Jones says one possible cause may be the use of a broad class of systemic pesticides known neonicotinoids. Jones, who is also a licensed beekeeper, says his bill would impose a two-year ban on the use of the pesticides in Maine, and give researchers a chance to find out if bees do better in the absense of the chemicals.

"Rather than wait until we find out too late the environmental damage that we've done - or damage specifically to our pollinators, I think it's the prudent thing to do to suspend their use and study the matter," Jones says. "The European Union has implemented on a two-year moratorium on these pesticides as well."

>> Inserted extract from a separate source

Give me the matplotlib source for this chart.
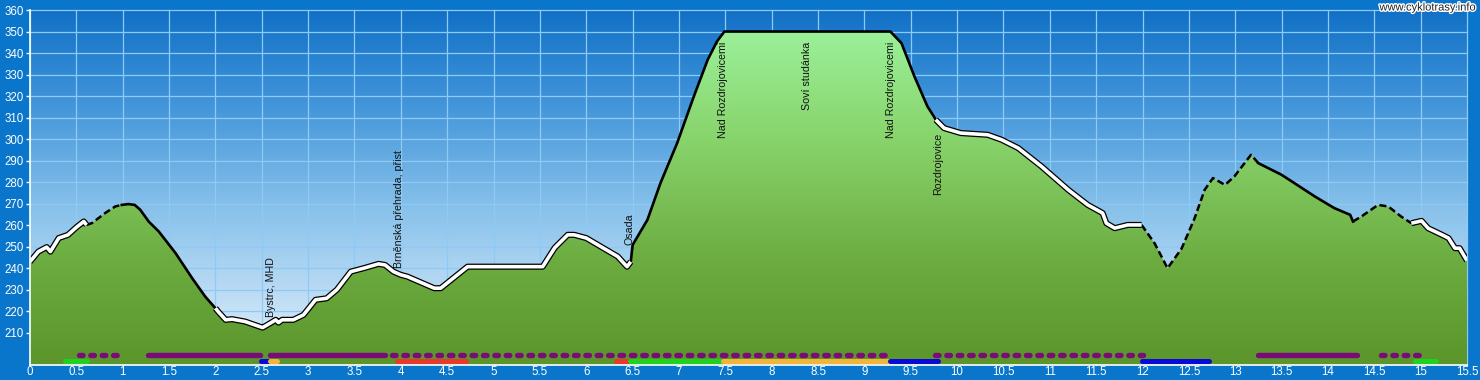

There's a lot of debate within the communities of apiarists, commercial farmers and entomologists about the use of the neonicotinoid pesticides and their impact on bee colonies. Some say the pesticide kills or paralyzes different varieties of bees, while others say the pesticide poses no danger to bees.

And earlier this month, several national beekeeping organizations filed an opening brief in an appeal challenging the U.S. Environmental Protection Agency for its approval of the neonicotinoid pesticide known as Sulfoxaflor.

"It's because all neonicotinoid insecticides really aren't equal," says Tony Jadczak, the state apiarist for the Maine Department of Agriculture.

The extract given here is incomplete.